I also like audiobooks. We used to listen to them in the car when we lived in San Diego and were regularly in the car 45 minutes or more per day. I put a few on the ipod as well. We also got them from the library and the selection was pretty limited, but we found good things anyway. Now we live in NYC and don't have a car and I find we use them only rarely (also DD is older now so its not as great- when she was a baby it was a better fit). However, DS was very sick with the flu and he listened to both winnie the pooh books and pippi longstocking and it was great- he was just too sick to do anything and I didn't want to plop him in front of TV (esp since he normally doesn't watch any at all).
some of the performers are just great! I enjoy listening to them too.
we loved listening to a bunch of Ramona books, the above-mentioned Winnie the Pooh and Pippi Longstocking, Because of Winn Dixie, um... I am trying to remember the rest! Someone gave us the railway children, the d'aulaires greek myths, and an abridged version of Peter Pan (I normally don't like abridged but have you read that book? Its pretty weird and also racist, and I have to say the abridgment was very well done). Oh- he wanted to listen to A Wrinkle in Time which we did, but I thought it was kind of old and scary for him. The Lion, The Witch, and the Wardrobe. Mrs Frisby and the Rats of NIMH.
We have read most of the books we listened to- some before, some after. I don't see it as replacing our reading time.

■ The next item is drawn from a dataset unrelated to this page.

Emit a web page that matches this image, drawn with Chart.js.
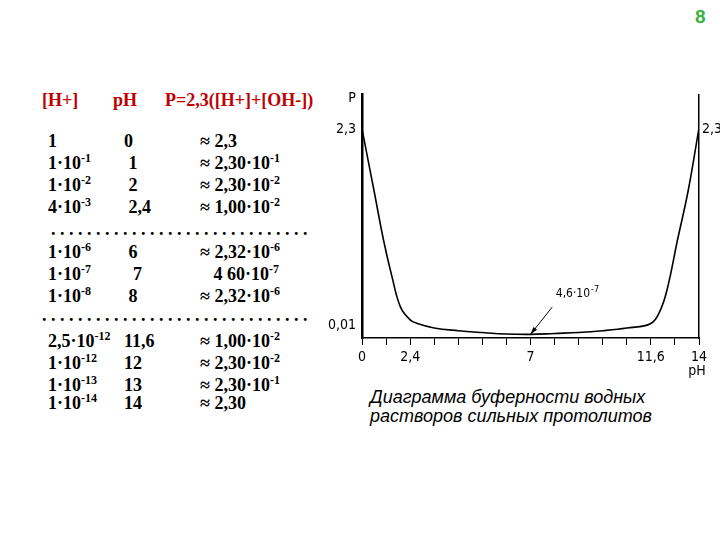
<!DOCTYPE html>
<html>
<head>
<meta charset="utf-8">
<script src="https://cdn.jsdelivr.net/npm/chart.js@4"></script>
<style>
  body { margin: 0; width: 720px; height: 540px; background: #fff; position: relative; overflow: hidden; }
  .t { position: absolute; font-family: "Liberation Serif", "Times New Roman", serif; font-weight: bold; font-size: 18px; line-height: 20px; white-space: pre; color: #000; }
  .t sup { font-size: 12px; vertical-align: 7px; line-height: 0; }
  .hd { color: #c00000; }
  #num { position: absolute; left: 695px; top: 6px; font: bold 19px "Liberation Sans", Arial, sans-serif; color: #3cb043; }
  #cap { position: absolute; left: 370px; top: 388px; font: italic 18px "Liberation Sans", Arial, sans-serif; line-height: 19px; }
  #wrap { position: absolute; left: 320px; top: 80px; width: 400px; height: 300px; }
</style>
</head>
<body>
<div id="num">8</div>
<div id="table"></div>
<div id="cap">Диаграмма буферности водных<br>растворов сильных протолитов</div>
<div id="wrap"><canvas id="c"></canvas></div>
<script>
// curve (schematic units, 2.3 at top label)
const phValues = [0, 0.5, 0.9, 1.25, 1.6, 2, 2.3, 3, 4, 5, 6, 7, 8, 9, 10, 11, 12, 12.4, 12.7, 13.1, 13.55, 14];
const bufValues = [2.3, 1.62, 1.07, 0.67, 0.34, 0.2, 0.16, 0.11, 0.08, 0.06, 0.044, 0.04, 0.05, 0.06, 0.08, 0.11, 0.16, 0.31, 0.56, 1.07, 1.62, 2.31];

const xTickValues = [0, 2, 7, 12, 14];
const xTickLabels = ["0", "2,4", "7", "11,6", "14"];
const yTickValues = [0.14, 2.3];
const yTickLabels = ["0,01", "2,3"];
const rightTickValues = [2.3];
const rightTickLabels = ["2,3"];

// table on the left
const headRow = ["[H+]", "pH", "P=2,3([H+]+[OH-])"];
const rows = [
  ["1", "0", "≈ 2,3"],
  ["1·10<sup>-1</sup>", " 1", "≈ 2,30·10<sup>-1</sup>"],
  ["1·10<sup>-2</sup>", " 2", "≈ 2,30·10<sup>-2</sup>"],
  ["4·10<sup>-3</sup>", " 2,4", "≈ 1,00·10<sup>-2</sup>"],
  null,
  ["1·10<sup>-6</sup>", " 6", "≈ 2,32·10<sup>-6</sup>"],
  ["1·10<sup>-7</sup>", "  7", "   4 60·10<sup>-7</sup>"],
  ["1·10<sup>-8</sup>", " 8", "≈ 2,32·10<sup>-6</sup>"],
  null,
  ["2,5·10<sup>-12</sup>", "11,6", "≈ 1,00·10<sup>-2</sup>"],
  ["1·10<sup>-12</sup>", "12", "≈ 2,30·10<sup>-2</sup>"],
  ["1·10<sup>-13</sup>", "13", "≈ 2,30·10<sup>-1</sup>"],
  ["1·10<sup>-14</sup>", "14", "≈ 2,30"]
];
const rowTops = [131, 153, 175, 197, 219, 242, 264, 286, 305, 331, 353, 375, 393];

const tbl = document.getElementById("table");
function addText(html, left, top, cls) {
  const d = document.createElement("div");
  d.className = "t " + (cls || "");
  d.style.left = left + "px";
  d.style.top = top + "px";
  d.innerHTML = html;
  tbl.appendChild(d);
}
addText(headRow[0], 42, 90, "hd");
addText(headRow[1], 113, 90, "hd");
addText(headRow[2], 165, 90, "hd");
rows.forEach((r, i) => {
  if (r === null) {
    const n = i === 4 ? 29 : 30;
    addText(Array(n).fill(".").join(" "), i === 4 ? 51 : 42, rowTops[i]);
    return;
  }
  addText(r[0], 48, rowTops[i]);
  addText(r[1], 124, rowTops[i]);
  addText(r[2], 200, rowTops[i]);
});

const narrow = '"Liberation Sans Narrow", "DejaVu Sans Condensed", "Liberation Sans", sans-serif';

const extraText = {
  id: "extraText",
  afterDraw(chart) {
    const { ctx, scales: { x, y } } = chart;
    ctx.save();
    ctx.fillStyle = "#000";
    ctx.font = "14px " + narrow;
    ctx.textAlign = "center";
    ctx.textBaseline = "middle";
    ctx.fillText("P", x.left - 10, chart.chartArea.top + 4);
    ctx.fillText("pH", x.right - 2, x.bottom - 9);
    // arrow to the minimum at pH 7
    const tipX = x.getPixelForValue(7), tipY = y.getPixelForValue(0.04);
    const tailX = x.getPixelForValue(7.9), tailY = y.getPixelForValue(0.34);
    ctx.strokeStyle = "#000";
    ctx.lineWidth = 1;
    ctx.beginPath();
    ctx.moveTo(tailX, tailY);
    ctx.lineTo(tipX, tipY);
    ctx.stroke();
    const ang = Math.atan2(tipY - tailY, tipX - tailX);
    ctx.beginPath();
    ctx.moveTo(tipX, tipY);
    ctx.lineTo(tipX - 8 * Math.cos(ang - 0.3), tipY - 8 * Math.sin(ang - 0.3));
    ctx.lineTo(tipX - 8 * Math.cos(ang + 0.3), tipY - 8 * Math.sin(ang + 0.3));
    ctx.closePath();
    ctx.fill();
    ctx.textAlign = "left";
    ctx.font = "12px " + narrow;
    const lx = x.getPixelForValue(8.05), ly = y.getPixelForValue(0.49);
    ctx.fillText("4,6·10", lx, ly);
    const w = ctx.measureText("4,6·10").width;
    ctx.font = "9px " + narrow;
    ctx.fillText("-7", lx + w + 1, ly - 4);
    ctx.restore();
  }
};

new Chart(document.getElementById("c"), {
  type: "line",
  data: {
    datasets: [{
      data: phValues.map((p, i) => ({ x: p, y: bufValues[i] })),
      borderColor: "#000",
      borderWidth: 1.6,
      pointRadius: 0,
      fill: false,
      tension: 0.4
    }, {
      data: [],
      yAxisID: "y2"
    }]
  },
  options: {
    responsive: true,
    maintainAspectRatio: false,
    animation: false,
    layout: { padding: { top: 13, left: 0, right: 0, bottom: 0 } },
    plugins: { legend: { display: false }, tooltip: { enabled: false } },
    scales: {
      x: {
        type: "linear",
        min: 0, max: 14,
        afterBuildTicks: ax => { ax.ticks = Array.from({ length: 15 }, (_, i) => ({ value: i })); },
        afterFit: ax => { ax.height = 42; },
        grid: { drawOnChartArea: false, drawTicks: true, tickLength: 7, color: "#000", lineWidth: 1 },
        border: { display: true, color: "#000", width: 1.5 },
        ticks: {
          autoSkip: false, maxRotation: 0, padding: 4, color: "#000",
          font: { family: narrow, size: 14 },
          callback: v => { const k = xTickValues.indexOf(v); return k >= 0 ? xTickLabels[k] : ""; }
        }
      },
      y: {
        min: 0, max: 2.68,
        afterBuildTicks: ax => { ax.ticks = yTickValues.map(v => ({ value: v })); },
        afterFit: ax => { ax.width = 42; },
        grid: { display: false, drawTicks: false },
        border: { display: true, color: "#000", width: 2.5 },
        ticks: {
          padding: 6, color: "#000",
          font: { family: narrow, size: 14 },
          callback: v => { const k = yTickValues.indexOf(v); return k >= 0 ? yTickLabels[k] : ""; }
        }
      },
      y2: {
        position: "right",
        min: 0, max: 2.68,
        afterBuildTicks: ax => { ax.ticks = rightTickValues.map(v => ({ value: v })); },
        afterFit: ax => { ax.width = 21; },
        grid: { display: false, drawTicks: false },
        border: { display: true, color: "#000", width: 1.5 },
        ticks: {
          padding: 3, color: "#000",
          font: { family: narrow, size: 14 },
          callback: v => { const k = rightTickValues.indexOf(v); return k >= 0 ? rightTickLabels[k] : ""; }
        }
      }
    }
  },
  plugins: [extraText]
});
</script>
</body>
</html>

I was looking at the nook at B&N yesterday (well, really DS was looking at it) and I was disappointed that while it seems to "read" kids books, it does it with horrid computer voice- not as a story-telling performance. Ah well.
dissertating mom to three
oh and its not audiobooks... but I downloaded some free e-books onto my iphone, and now when we ride the subway (actually not terribly often, we mostly walk) I read those to DS (we have Winnie the Pooh and Wizard of Oz). I want to get some picture books on there for DD for those weird boring times where you are waiting around... I might even pay for a few good ones to have on there.